Have measures of intelligence mentioned, included:
1) the depth of the problem - the number of obstacles/ forked paths that
have to be negotiated on the way to the goal and/ or things that have to be
combined to satisfy the goal
2) the profundity of the problem - if it's a problem involving
generalisation, then the classes being handled may involve ever larger trees
of members,. (philosophy is difficult because while the ideas involved are
often quite simple, (from the point of view of 1) ) they usually have an
immense scope of reference - "free will," for example, refers to millions of
different kinds of decisions)
3) the grasp of the problem - the complexity of the model needed to deal
with the problem - like the map, needed to travel through a territory
----- Original Message -----
From: "Kaj Sotala" <[EMAIL PROTECTED]>
To: <agi@v2.listbox.com>
Sent: Friday, April 27, 2007 4:18 PM
Subject: Re: [agi] Circular definitions of intelligence
On 4/26/07, Richard Loosemore <[EMAIL PROTECTED]> wrote:
Can you point to an objective definition that is clear about which
things are more intelligent than others, and which does not accidentally
include things that manifestly conflict with the commonsense definition
(by false negatives or false positives)?
(Disclaimer: I do not claim to know the sort of maths that Ben and
Hutter and others have used in defining intelligence.
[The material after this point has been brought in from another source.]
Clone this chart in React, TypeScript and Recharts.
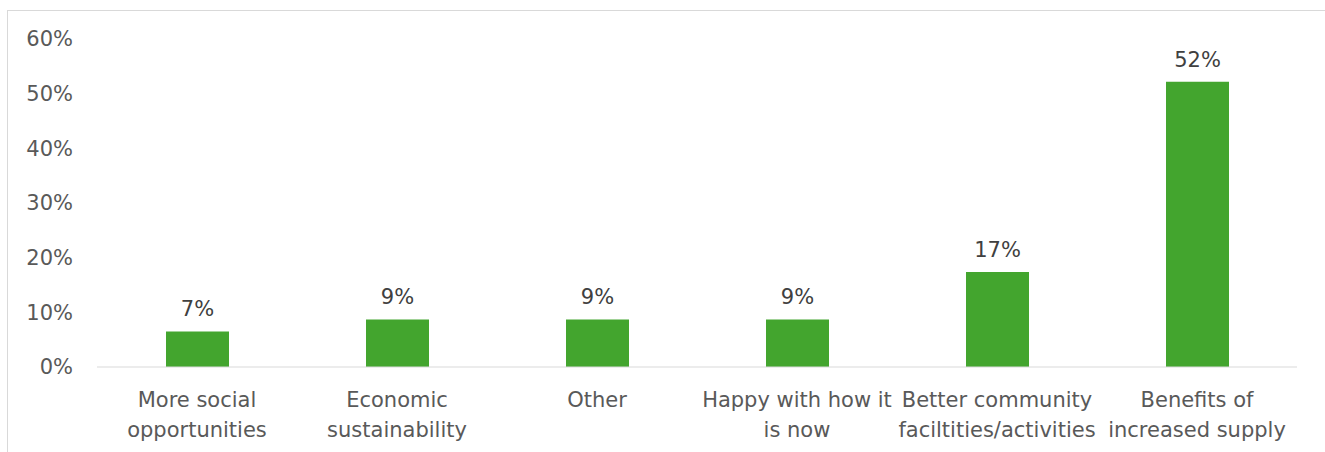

I'm fully aware
that I'm dabbling in areas that I have little education in, and might
be making a complete fool of myself. Nonetheless...)
In thinking about human rationality, I've found it useful to consider
intelligence and goals as two separate things. Goals are what you want
to do, intelligence is how you achieve them. An intelligent system is
one that can be given a wide variety of goals, which it will then
figure out how to achieve.
Therefore, I suggest the following amendment of Ben's formulation of
intelligence:
The intelligence of a system is a function of the amount of different
arbitrary goals (functions that the system maximizes as it changes
over time) it can carry out and the degree by which it can succeed in
those different goals (how much it manages to maximize the functions
in question) in different environments as compared to other systems.
This would eliminate a thermostat from being an intelligent system,
since a thermostat only carries out one goal. Humans would be
classified as relatively intelligent, since they can be given a wide
variety of goals to achieve. It also has the benefit of assigning
narrow-AI systems a very low intelligence, which is what we want it to
do.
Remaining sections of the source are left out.